С ней никто не спорил. Действительно, ведь раньше, когда мать следила за собой, она не была такой невзрачной, как сейчас. А может быть, потому, что был жив отец?

Собираясь к врачу, мать достала старый пляжный сарафан, и Ольга видела, как быстро заработали ножницами и иглой её нервные пальцы. И вот как ни в чём не бывало она надевала новую нарядную кофту.

— Как по-твоему? На мой взгляд, очень мило. Я только что подумала, что бабушка зря продала твою коричневую юбку, а то с фисташковым платьем её можно было бы вполне скомбинировать. Как я не догадалась раньше? Даже обидно. Оленька, я вернусь очень скоро. Бабушка придёт, скажи ей, чтобы она подумала об уборке.

Мать закрыла за собой дверь. Ольга побродила по квартире и, взяв старые, потрёпанные, ещё школьные учебпики по истории, стала зубрить. Даты путались, учить было лень.

В дверь постучал Гаглоев и, вызвав Ольгу, долго и смущённо объяснял, что приехал его друг и необходимо его устроить, им вдвоём будет очень удобно, а если там неустойка какая в плате, то об этом можно договориться.

Ольге было неприятно, что он заговорил с ней о деньгах. И она, пожав плечами, сказала:

— Пожалуйста, что вы спрашиваете? Конечно, можно.

Гаглоев прошёл к себе. А Ольге вдруг захотелось что-то сделать.

«Уберу», подумала она и, надев старый бабушкин передник, принялась за уборку. Вскоре пришел гаглоевский друг. Дверь ему открыла Ольга. И тотчас ей стало как-то неловко.

«Наверно, за домработницу принял. Ничего, я ему покажу, какая я домработница».

Она решила разодеться и постучать к Гаглоеву.

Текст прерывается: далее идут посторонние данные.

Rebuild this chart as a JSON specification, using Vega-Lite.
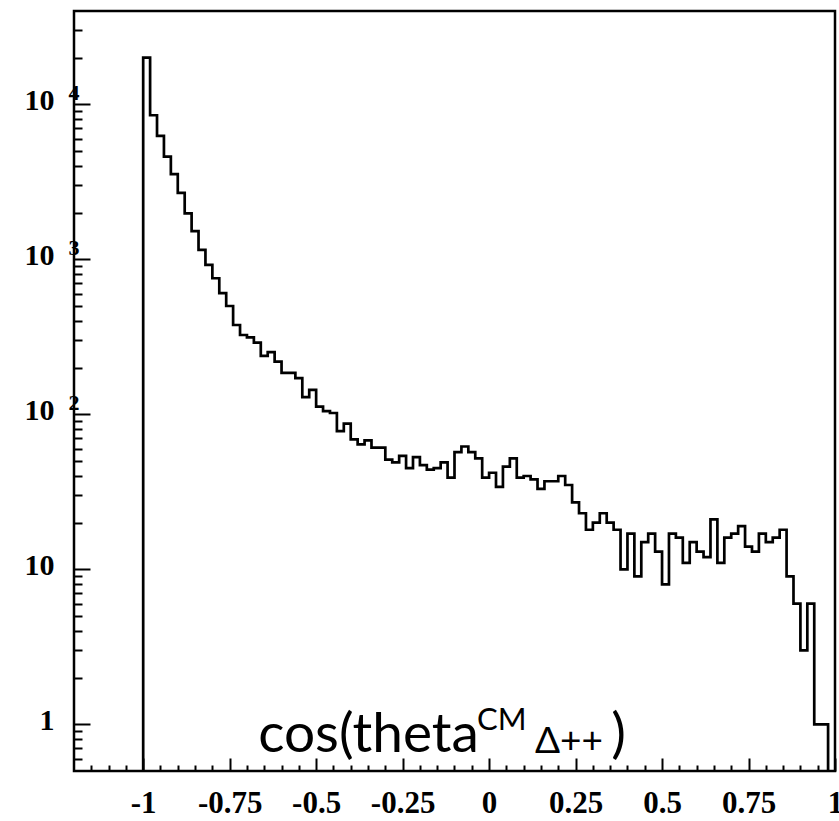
{
  "$schema": "https://vega.github.io/schema/vega-lite/v6.json",
  "width": 761,
  "height": 760,
  "autosize": {"type": "none"},
  "padding": {"left": 74, "top": 11, "right": 4, "bottom": 50},
  "background": "white",
  "config": {
    "view": {"stroke": "black", "strokeWidth": 2.5},
    "axis": {"grid": false, "domain": false, "title": null, "tickColor": "black", "tickWidth": 2, "labelColor": "black", "labelFont": "Liberation Serif", "labelFontWeight": "bold", "labelOverlap": false, "labelFlush": false}
  },
  "resolve": {"axis": {"x": "independent", "y": "independent"}},
  "layer": [
    {
      "data": {"values": [
        {"x": -1, "n": 0.5},
        {"x": -1, "n": 20000}, {"x": -0.98, "n": 8500}, {"x": -0.96, "n": 6250}, {"x": -0.94, "n": 4600}, {"x": -0.92, "n": 3550},
        {"x": -0.9, "n": 2680}, {"x": -0.88, "n": 1980}, {"x": -0.86, "n": 1520}, {"x": -0.84, "n": 1150}, {"x": -0.82, "n": 920},
        {"x": -0.8, "n": 755}, {"x": -0.78, "n": 605}, {"x": -0.76, "n": 500}, {"x": -0.74, "n": 377}, {"x": -0.72, "n": 325},
        {"x": -0.7, "n": 314}, {"x": -0.68, "n": 290}, {"x": -0.66, "n": 238}, {"x": -0.64, "n": 252}, {"x": -0.62, "n": 219},
        {"x": -0.6, "n": 185}, {"x": -0.58, "n": 185}, {"x": -0.56, "n": 171}, {"x": -0.54, "n": 129}, {"x": -0.52, "n": 144},
        {"x": -0.5, "n": 112}, {"x": -0.48, "n": 105}, {"x": -0.46, "n": 102}, {"x": -0.44, "n": 78}, {"x": -0.42, "n": 87},
        {"x": -0.4, "n": 69}, {"x": -0.38, "n": 64}, {"x": -0.36, "n": 68}, {"x": -0.34, "n": 61}, {"x": -0.32, "n": 61},
        {"x": -0.3, "n": 51}, {"x": -0.28, "n": 49}, {"x": -0.26, "n": 54}, {"x": -0.24, "n": 45}, {"x": -0.22, "n": 53},
        {"x": -0.2, "n": 47}, {"x": -0.18, "n": 44}, {"x": -0.16, "n": 45}, {"x": -0.14, "n": 49}, {"x": -0.12, "n": 39},
        {"x": -0.1, "n": 57}, {"x": -0.08, "n": 62}, {"x": -0.06, "n": 57}, {"x": -0.04, "n": 52}, {"x": -0.02, "n": 39},
        {"x": 0, "n": 42}, {"x": 0.02, "n": 34}, {"x": 0.04, "n": 46}, {"x": 0.06, "n": 52}, {"x": 0.08, "n": 39},
        {"x": 0.1, "n": 40}, {"x": 0.12, "n": 38}, {"x": 0.14, "n": 33}, {"x": 0.16, "n": 37}, {"x": 0.18, "n": 37},
        {"x": 0.2, "n": 40}, {"x": 0.22, "n": 35}, {"x": 0.24, "n": 27}, {"x": 0.26, "n": 23}, {"x": 0.28, "n": 18},
        {"x": 0.3, "n": 20}, {"x": 0.32, "n": 23}, {"x": 0.34, "n": 20}, {"x": 0.36, "n": 18}, {"x": 0.38, "n": 10},
        {"x": 0.4, "n": 17}, {"x": 0.42, "n": 9}, {"x": 0.44, "n": 15}, {"x": 0.46, "n": 17}, {"x": 0.48, "n": 13},
        {"x": 0.5, "n": 8}, {"x": 0.52, "n": 17}, {"x": 0.54, "n": 16}, {"x": 0.56, "n": 11}, {"x": 0.58, "n": 15},
        {"x": 0.6, "n": 13}, {"x": 0.62, "n": 12}, {"x": 0.64, "n": 21}, {"x": 0.66, "n": 11}, {"x": 0.68, "n": 16},
        {"x": 0.7, "n": 17}, {"x": 0.72, "n": 19}, {"x": 0.74, "n": 14}, {"x": 0.76, "n": 13}, {"x": 0.78, "n": 17},
        {"x": 0.8, "n": 15}, {"x": 0.82, "n": 16}, {"x": 0.84, "n": 18}, {"x": 0.86, "n": 9}, {"x": 0.88, "n": 6},
        {"x": 0.9, "n": 3}, {"x": 0.92, "n": 6}, {"x": 0.94, "n": 1}, {"x": 0.96, "n": 1},
        {"x": 0.98, "n": 0.5}
      ]},
      "mark": {"type": "line", "interpolate": "step-after", "color": "black", "strokeWidth": 2.7, "clip": true},
      "encoding": {
        "x": {"field": "x", "type": "quantitative", "scale": {"domain": [-1.2, 1.0], "nice": false, "zero": false},
          "axis": {"orient": "bottom", "values": [-1, -0.75, -0.5, -0.25, 0, 0.25, 0.5, 0.75, 1], "labels": false, "ticks": true, "tickSize": -13}},
        "y": {"field": "n", "type": "quantitative", "scale": {"type": "log", "domain": [0.5, 40000], "nice": false},
          "axis": {"orient": "left", "values": [1, 10, 100, 1000, 10000], "labels": false, "ticks": true, "tickSize": -16}},
        "order": {"value": null}
      }
    },
    {
      "data": {"values": [{}]},
      "mark": {"type": "text", "text": "cos(theta", "font": "Lato", "fontSize": 55, "align": "center", "baseline": "alphabetic", "color": "black"},
      "encoding": {
        "x": {"datum": -0.3486, "type": "quantitative", "scale": {"domain": [-1.2, 1.0], "nice": false, "zero": false},
          "axis": {"orient": "bottom", "values": [-1.15, -1.1, -1.05, -0.95, -0.9, -0.85, -0.8, -0.7, -0.65, -0.6, -0.55, -0.45, -0.4, -0.35, -0.3, -0.2, -0.15, -0.1, -0.05, 0.05, 0.1, 0.15, 0.2, 0.3, 0.35, 0.4, 0.45, 0.55, 0.6, 0.65, 0.7, 0.8, 0.85, 0.9, 0.95], "labels": false, "ticks": true, "tickSize": -6}},
        "y": {"datum": 0.663, "type": "quantitative", "scale": {"type": "log", "domain": [0.5, 40000], "nice": false},
          "axis": {"orient": "left", "values": [0.6, 0.7, 0.8, 0.9, 2, 3, 4, 5, 6, 7, 8, 9, 20, 30, 40, 50, 60, 70, 80, 90, 200, 300, 400, 500, 600, 700, 800, 900, 2000, 3000, 4000, 5000, 6000, 7000, 8000, 9000, 20000, 30000], "labels": false, "ticks": true, "tickSize": -8}}
      }
    },
    {
      "data": {"values": [{}]},
      "mark": {"type": "text", "text": "CM", "font": "Lato", "fontSize": 31, "align": "center", "baseline": "alphabetic", "color": "black"},
      "encoding": {
        "x": {"datum": 0.0369, "type": "quantitative", "scale": {"domain": [-1.2, 1.0], "nice": false, "zero": false},
          "axis": {"orient": "bottom", "values": [-1, -0.75, -0.5, -0.25, 0, 0.25, 0.5, 0.75, 1], "ticks": false, "tickSize": 0, "labelPadding": 41, "labelBaseline": "alphabetic", "labelAlign": "center", "labelFontSize": 31, "labelExpr": "'' + datum.value"}},
        "y": {"datum": 0.919, "type": "quantitative", "scale": {"type": "log", "domain": [0.5, 40000], "nice": false},
          "axis": {"orient": "left", "values": [1, 10, 100, 1000, 10000], "ticks": false, "tickSize": 0, "labelPadding": 20, "labelAlign": "right", "labelBaseline": "alphabetic", "labelOffset": 5, "labelFontSize": 30, "labelExpr": "datum.value == 1 ? '1' : '10'"}}
      }
    },
    {
      "data": {"values": [{}]},
      "mark": {"type": "text", "text": "Δ++", "font": "Lato", "fontSize": 37, "align": "center", "baseline": "alphabetic", "color": "black"},
      "encoding": {
        "x": {"datum": 0.231, "type": "quantitative", "scale": {"domain": [-1.2, 1.0], "nice": false, "zero": false}, "axis": null},
        "y": {"datum": 0.653, "type": "quantitative", "scale": {"type": "log", "domain": [0.5, 40000], "nice": false},
          "axis": {"orient": "left", "values": [100, 1000, 10000], "ticks": false, "tickSize": 0, "labelPadding": 6, "labelAlign": "left", "labelBaseline": "alphabetic", "labelOffset": -5, "labelFontSize": 22, "labelExpr": "datum.value == 100 ? '2' : datum.value == 1000 ? '3' : '4'"}}
      }
    },
    {
      "data": {"values": [{}]},
      "mark": {"type": "text", "text": ")", "font": "Lato", "fontSize": 55, "align": "center", "baseline": "alphabetic", "color": "black"},
      "encoding": {
        "x": {"datum": 0.3741, "type": "quantitative", "scale": {"domain": [-1.2, 1.0], "nice": false, "zero": false}, "axis": null},
        "y": {"datum": 0.663, "type": "quantitative", "scale": {"type": "log", "domain": [0.5, 40000], "nice": false}, "axis": null}
      }
    }
  ]
}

Но не прошло и минуты, как ей показалось всё это мелким и глупым. Она забралась на тахту. Хотелось, пока одна, закрыв глаза, помечтать. Раньше это так здорово получалось, легко и ясно. То можно было себя увидеть в забрызганной извёсткой спецовке, где-то высоко на лесах какой-нибудь стройки. Или Ольга была в строгом костюме, ровная и спокойная среди шумной ватаги студентов. Но теперь даже и мечты не удавались. Стоило только вспомнить, что ты до сих пор состоишь на комсомольском учёте в школьной организации…

Ольга даже и не заметила, как пришла мать..

— Чьё это пальто висит в передней? У кого-нибудь гости? Бабушка до сих пор не пришла? А кто убирал? не переставая задавать вопросы, мать сняла пальто, встряхнула лисицу и аккуратно повесила её на стул просыхать.